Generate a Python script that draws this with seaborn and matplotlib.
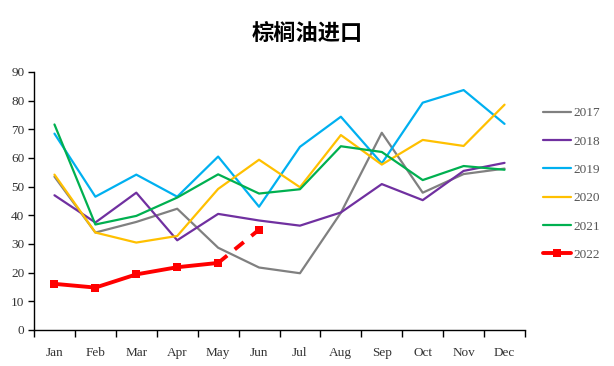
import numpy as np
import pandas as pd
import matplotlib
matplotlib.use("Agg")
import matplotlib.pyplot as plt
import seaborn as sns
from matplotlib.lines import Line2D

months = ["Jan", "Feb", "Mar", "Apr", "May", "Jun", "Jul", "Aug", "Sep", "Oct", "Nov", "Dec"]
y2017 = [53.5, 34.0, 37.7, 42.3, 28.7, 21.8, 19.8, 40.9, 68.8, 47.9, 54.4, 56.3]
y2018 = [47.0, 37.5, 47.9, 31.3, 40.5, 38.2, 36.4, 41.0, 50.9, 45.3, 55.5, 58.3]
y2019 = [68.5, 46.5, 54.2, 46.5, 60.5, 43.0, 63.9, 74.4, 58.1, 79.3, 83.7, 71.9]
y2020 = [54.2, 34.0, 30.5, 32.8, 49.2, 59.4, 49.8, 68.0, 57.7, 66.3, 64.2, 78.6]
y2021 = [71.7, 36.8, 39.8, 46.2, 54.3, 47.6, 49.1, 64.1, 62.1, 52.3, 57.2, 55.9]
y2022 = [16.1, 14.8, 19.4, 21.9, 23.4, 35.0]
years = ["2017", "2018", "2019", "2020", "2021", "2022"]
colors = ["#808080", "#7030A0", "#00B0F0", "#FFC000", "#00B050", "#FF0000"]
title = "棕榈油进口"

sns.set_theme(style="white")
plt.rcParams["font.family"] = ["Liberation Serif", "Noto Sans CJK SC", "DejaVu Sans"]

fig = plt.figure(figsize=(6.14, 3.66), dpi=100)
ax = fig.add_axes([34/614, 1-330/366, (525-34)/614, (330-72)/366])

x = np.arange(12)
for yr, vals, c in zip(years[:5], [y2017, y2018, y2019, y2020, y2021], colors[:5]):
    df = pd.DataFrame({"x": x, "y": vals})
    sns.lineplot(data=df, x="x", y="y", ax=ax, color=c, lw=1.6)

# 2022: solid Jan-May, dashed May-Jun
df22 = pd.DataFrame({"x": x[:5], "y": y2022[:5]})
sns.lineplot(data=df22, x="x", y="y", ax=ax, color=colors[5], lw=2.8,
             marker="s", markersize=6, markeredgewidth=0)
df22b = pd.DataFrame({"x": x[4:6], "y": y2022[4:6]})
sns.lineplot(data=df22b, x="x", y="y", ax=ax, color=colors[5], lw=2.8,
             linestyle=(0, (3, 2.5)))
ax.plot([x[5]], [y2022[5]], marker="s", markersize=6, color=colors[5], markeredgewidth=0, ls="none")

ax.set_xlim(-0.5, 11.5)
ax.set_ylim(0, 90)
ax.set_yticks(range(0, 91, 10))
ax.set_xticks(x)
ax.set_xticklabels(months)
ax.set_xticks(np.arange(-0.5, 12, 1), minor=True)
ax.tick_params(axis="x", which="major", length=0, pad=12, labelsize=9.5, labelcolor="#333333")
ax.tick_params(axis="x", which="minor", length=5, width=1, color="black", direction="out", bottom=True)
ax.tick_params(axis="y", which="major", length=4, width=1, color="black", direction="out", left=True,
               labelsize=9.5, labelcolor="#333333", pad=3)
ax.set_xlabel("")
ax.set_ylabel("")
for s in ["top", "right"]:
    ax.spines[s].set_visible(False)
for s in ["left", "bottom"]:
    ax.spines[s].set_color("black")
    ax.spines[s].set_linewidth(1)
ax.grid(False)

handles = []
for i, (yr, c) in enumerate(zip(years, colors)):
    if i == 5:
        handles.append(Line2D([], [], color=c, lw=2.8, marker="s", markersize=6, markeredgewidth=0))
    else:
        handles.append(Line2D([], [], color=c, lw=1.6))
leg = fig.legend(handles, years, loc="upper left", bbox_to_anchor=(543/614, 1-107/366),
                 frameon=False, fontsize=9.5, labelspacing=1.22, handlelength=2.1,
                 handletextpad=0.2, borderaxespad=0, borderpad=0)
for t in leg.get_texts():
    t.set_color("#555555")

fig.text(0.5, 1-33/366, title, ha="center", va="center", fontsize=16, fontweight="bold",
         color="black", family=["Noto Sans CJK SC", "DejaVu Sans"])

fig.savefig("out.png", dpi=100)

> [PROMPT]: Starting with the first line of the data above and ending with the line containing "ax=ax, color=c, lw=1.6)", please restate every line exactly, leaving images out.

> [WRITTEN REPLY]:
Generate a Python script that draws this with seaborn and matplotlib.
import numpy as np
import pandas as pd
import matplotlib
matplotlib.use("Agg")
import matplotlib.pyplot as plt
import seaborn as sns
from matplotlib.lines import Line2D

months = ["Jan", "Feb", "Mar", "Apr", "May", "Jun", "Jul", "Aug", "Sep", "Oct", "Nov", "Dec"]
y2017 = [53.5, 34.0, 37.7, 42.3, 28.7, 21.8, 19.8, 40.9, 68.8, 47.9, 54.4, 56.3]
y2018 = [47.0, 37.5, 47.9, 31.3, 40.5, 38.2, 36.4, 41.0, 50.9, 45.3, 55.5, 58.3]
y2019 = [68.5, 46.5, 54.2, 46.5, 60.5, 43.0, 63.9, 74.4, 58.1, 79.3, 83.7, 71.9]
y2020 = [54.2, 34.0, 30.5, 32.8, 49.2, 59.4, 49.8, 68.0, 57.7, 66.3, 64.2, 78.6]
y2021 = [71.7, 36.8, 39.8, 46.2, 54.3, 47.6, 49.1, 64.1, 62.1, 52.3, 57.2, 55.9]
y2022 = [16.1, 14.8, 19.4, 21.9, 23.4, 35.0]
years = ["2017", "2018", "2019", "2020", "2021", "2022"]
colors = ["#808080", "#7030A0", "#00B0F0", "#FFC000", "#00B050", "#FF0000"]
title = "棕榈油进口"

sns.set_theme(style="white")
plt.rcParams["font.family"] = ["Liberation Serif", "Noto Sans CJK SC", "DejaVu Sans"]

fig = plt.figure(figsize=(6.14, 3.66), dpi=100)
ax = fig.add_axes([34/614, 1-330/366, (525-34)/614, (330-72)/366])

x = np.arange(12)
for yr, vals, c in zip(years[:5], [y2017, y2018, y2019, y2020, y2021], colors[:5]):
    df = pd.DataFrame({"x": x, "y": vals})
    sns.lineplot(data=df, x="x", y="y", ax=ax, color=c, lw=1.6)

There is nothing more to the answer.